The company's dividend was set at $0.32 per share for Q2 FY2025. Management continues to highlight capital returns with increased share buybacks. This marks consecutive years of dividend growth, with dividends per share rising from $0.29 in each quarter of FY2024 to $0.32 in each quarter of FY2025 and signals a stable return policy.
Business Lines and Key Developments
In the I&AF segment, which includes infrastructure, advanced manufacturing, and specialty facilities, demand stemmed from both private- and public-sector customers. The company secured wins across water treatment, advanced life sciences production facilities, and major transportation infrastructure. Recent projects included engineering procurement for a new pharmaceutical campus and work on quantum computing facilities.
PA Consulting represents the company's expansion into advisory solutions, technology consulting, and digital transformation. This business delivered strong revenue and profit growth in Q2 FY2025, particularly in energy, utilities, health, and security consulting. Margin expansion in PA Consulting resulted from strong backlog in both the U.K. and the U.S.
Digital and data solution offerings provide clients with technology-enabled analytics, digital architecture, and advanced engineering. Growth in this area, as described by management, is now driving double-digit bottom-line gains.
Water solutions remain a robust contributor, comprising roughly 25% of the portfolio as of Q2 FY2025 and showing continued global expansion. The company also made progress on talent utilization rates and ongoing investments in organizational culture, which it views as central to its growth and resilience.
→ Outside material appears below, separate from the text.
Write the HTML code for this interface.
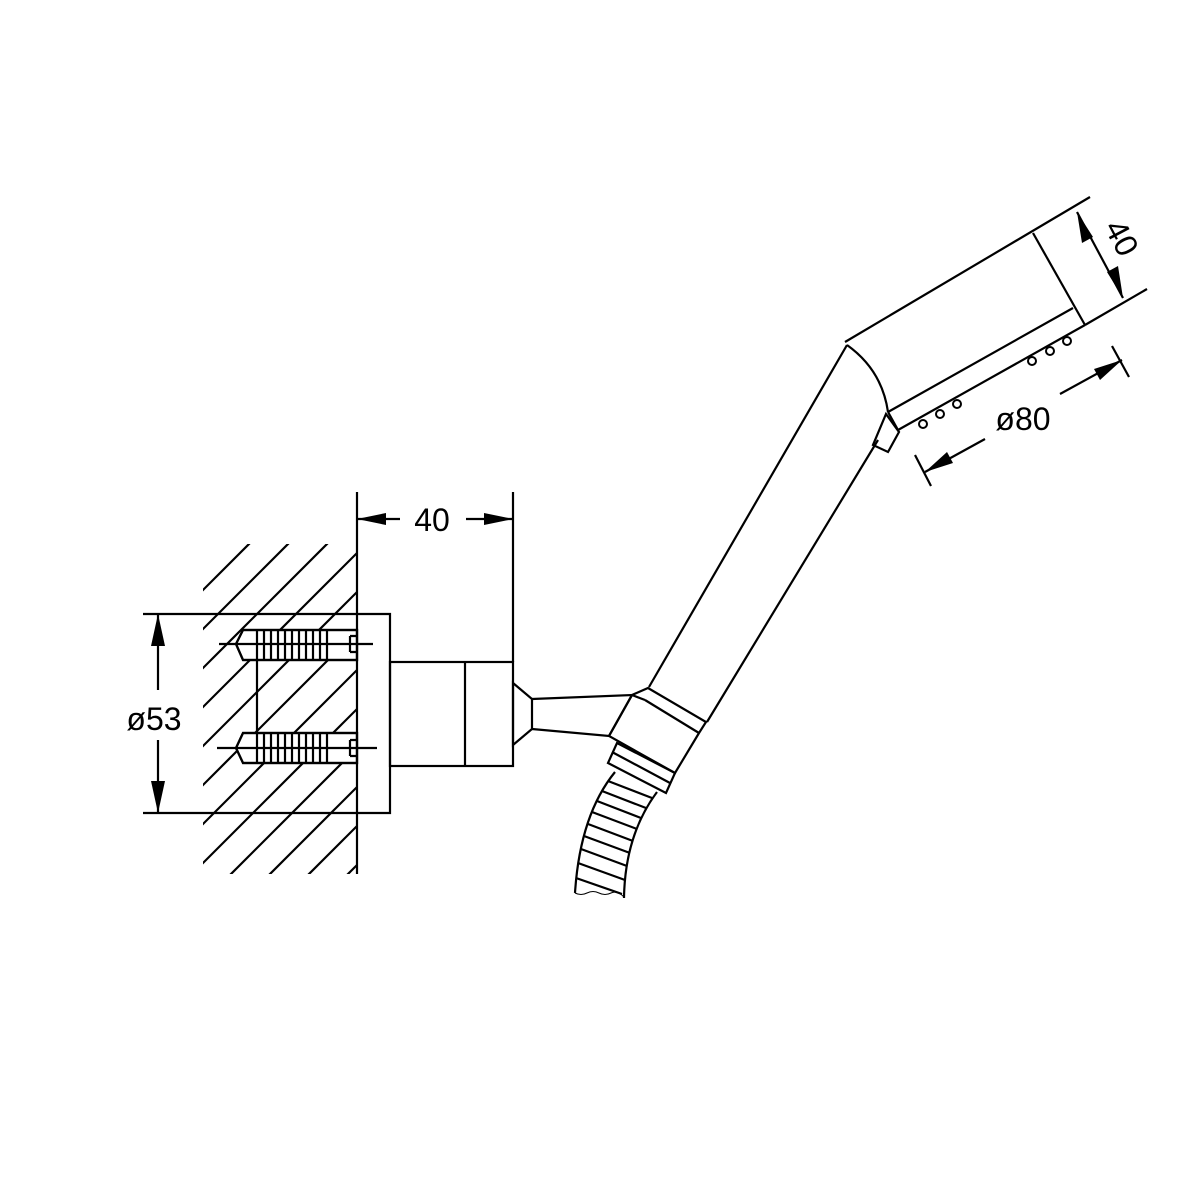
<!DOCTYPE html>
<html><head><meta charset="utf-8"><style>
html,body{margin:0;padding:0;background:#fff;}
svg{display:block;}
text{font-family:"Liberation Sans",Arial,sans-serif;fill:#000;}
</style></head><body>
<svg width="1200" height="1200" viewBox="0 0 1200 1200" xmlns="http://www.w3.org/2000/svg">
<defs>
<clipPath id="hc"><rect x="203" y="544" width="154" height="330"/></clipPath>
</defs>
<g stroke="#000" stroke-width="2.2" fill="none" stroke-linecap="butt">
<!-- hatching -->
<g clip-path="url(#hc)">
<line x1="100" y1="693" x2="400" y2="393"/>
<line x1="100" y1="732" x2="400" y2="432"/>
<line x1="100" y1="771" x2="400" y2="471"/>
<line x1="100" y1="810" x2="400" y2="510"/>
<line x1="100" y1="849" x2="400" y2="549"/>
<line x1="100" y1="888" x2="400" y2="588"/>
<line x1="100" y1="927" x2="400" y2="627"/>
<line x1="100" y1="966" x2="400" y2="666"/>
<line x1="100" y1="1005" x2="400" y2="705"/>
<line x1="100" y1="1044" x2="400" y2="744"/>
<line x1="100" y1="1083" x2="400" y2="783"/>
<line x1="100" y1="1122" x2="400" y2="822"/>
<line x1="100" y1="1161" x2="400" y2="861"/>
<line x1="100" y1="1200" x2="400" y2="900"/>
<line x1="100" y1="1239" x2="400" y2="939"/>
</g>
<!-- anchors white backgrounds -->
<polygon points="236,644 243,630 357,630 357,660 243,660" fill="#fff"/>
<polygon points="236,748 243,733 357,733 357,763 243,763" fill="#fff"/>
<rect x="257" y="660" width="0" height="73"/>
<line x1="257" y1="660" x2="257" y2="733"/>
<!-- top anchor -->
<polygon points="236,644 243,630 357,630 357,660 243,660"/>
<line x1="219" y1="644" x2="373" y2="644"/>
<path d="M257 630V660M264 630V660M271 630V660M278 630V660M285 630V660M292 630V660M299 630V660M306 630V660M313 630V660M320 630V660M327 630V660"/>
<path d="M350 636H357M350 652H357M350 636V652"/>
<!-- bottom anchor -->
<polygon points="236,748 243,733 357,733 357,763 243,763"/>
<line x1="217" y1="748" x2="377" y2="748"/>
<path d="M257 733V763M264 733V763M271 733V763M278 733V763M285 733V763M292 733V763M299 733V763M306 733V763M313 733V763M320 733V763M327 733V763"/>
<path d="M350 740H357M350 756H357M350 740V756"/>
<!-- wall -->
<line x1="357" y1="492" x2="357" y2="874"/>
<!-- plate -->
<path d="M357 614H390V813H357"/>
<line x1="143" y1="614" x2="357" y2="614"/>
<line x1="143" y1="813" x2="357" y2="813"/>
<!-- body -->
<rect x="390" y="662" width="123" height="104"/>
<line x1="465" y1="662" x2="465" y2="766"/>
<line x1="513" y1="492" x2="513" y2="662"/>
<!-- cone and arm -->
<polygon points="513,683 532,699 532,729 513,745"/>
<polyline points="532,699 632,695 609,736 532,729"/>
<!-- collar -->
<polygon points="632,695 648,688 706,722 699,733 675,773 609,736" fill="none"/>
<line x1="645" y1="700" x2="699" y2="733"/>
<line x1="645" y1="700" x2="632" y2="695"/>
<polygon points="617,743 675,773 666,793 608,763"/>
<line x1="612" y1="752" x2="670" y2="783"/>
<!-- handle -->
<line x1="649" y1="687" x2="847" y2="345"/>
<line x1="707" y1="722" x2="878" y2="440"/>
<path d="M847 345 Q882 370 888 412"/>
<polygon points="886,414 899,432 888,452 873,445"/>
<!-- head -->
<line x1="845" y1="342" x2="1090" y2="197"/>
<line x1="1085" y1="325" x2="1147" y2="289"/>
<line x1="1033" y1="233" x2="1085" y2="325"/>
<line x1="888" y1="412" x2="1073" y2="308"/>
<line x1="898" y1="430" x2="1085" y2="325"/>
<line x1="888" y1="412" x2="898" y2="430"/>
<g stroke-width="2">
<circle cx="923" cy="424" r="4"/><circle cx="940" cy="414" r="4"/><circle cx="957" cy="404" r="4"/>
<circle cx="1032" cy="361" r="4"/><circle cx="1050" cy="351" r="4"/><circle cx="1067" cy="341" r="4"/>
</g>
<!-- hose -->
<path d="M615 772 Q580 815 575 893"/>
<path d="M657 792 Q625 835 624 898"/>
<path d="M608 781L652 798M602 791L646 808M597 801L641 818M592 812L637 829M588 824L633 841M584 836L630 853M581 849L627 866M578 863L625 880M576 878L622 894"/>
<path d="M575 893 q6 3 12 0 t12 0 t12 0 t13 4" stroke-width="1"/>
<!-- dims -->
<line x1="158" y1="614" x2="158" y2="690"/>
<line x1="158" y1="740" x2="158" y2="813"/>
<line x1="357" y1="519" x2="400" y2="519"/>
<line x1="466" y1="519" x2="513" y2="519"/>
<line x1="1077" y1="212" x2="1123" y2="298"/>
<line x1="925" y1="472" x2="985" y2="439"/>
<line x1="1060" y1="394" x2="1122" y2="360"/>
<line x1="915" y1="455" x2="931" y2="486"/>
<line x1="1112" y1="346" x2="1129" y2="377"/>
</g>
<g fill="#000">
<polygon points="158,614 151,646 165,646"/>
<polygon points="158,813 151,781 165,781"/>
<polygon points="357,519 386,513 386,525"/>
<polygon points="513,519 484,513 484,525"/>
<polygon points="1077,212 1082,243 1093,237"/>
<polygon points="1123,298 1107,272 1118,266"/>
<polygon points="925,472 947,452 953,463"/>
<polygon points="1122,360 1094,369 1100,380"/>
</g>
<text x="432" y="531" font-size="32" text-anchor="middle">40</text>
<text x="154" y="730" font-size="32" text-anchor="middle">ø53</text>
<text x="1023" y="430" font-size="32" text-anchor="middle">ø80</text>
<text x="0" y="0" font-size="32" text-anchor="middle" transform="translate(1112,243) rotate(62)">40</text>
</svg>
</body></html>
Outlook and What to Watch Next
Management raised its adjusted EPS guidance for FY2025, now expecting $6.00 to $6.10, and targeting adjusted net revenue growth of approximately 5.5% for FY2025. The adjusted EBITDA margin for FY2025 is projected at approximately 13.9%. Free cash flow conversion is expected to exceed 100% of net income for FY2025. The company points to backlog-driven revenue visibility, large recent project wins in core areas such as life sciences, water, and data centers, as well as expectations for margin expansion, especially in the I&AF segment. Leadership expressed confidence in hitting these targets, referencing, “have predominance of that in backlog today”
Looking to the coming quarters, investors should monitor the pace at which the company converts backlog into recognized revenue, progress in free cash flow generation, and the ongoing performance of the digital and consulting businesses. Other focal points include: The company is considering increasing its investment in PA Consulting, margin improvements in I&AF, and risk management associated with large, long-duration projects. Overall, increased capital returns and continued dividend growth remain key features of shareholder returns, with a 10% dividend increase planned for FY2025.
Revenue and net income presented using U.S. generally accepted accounting principles (GAAP) unless otherwise noted.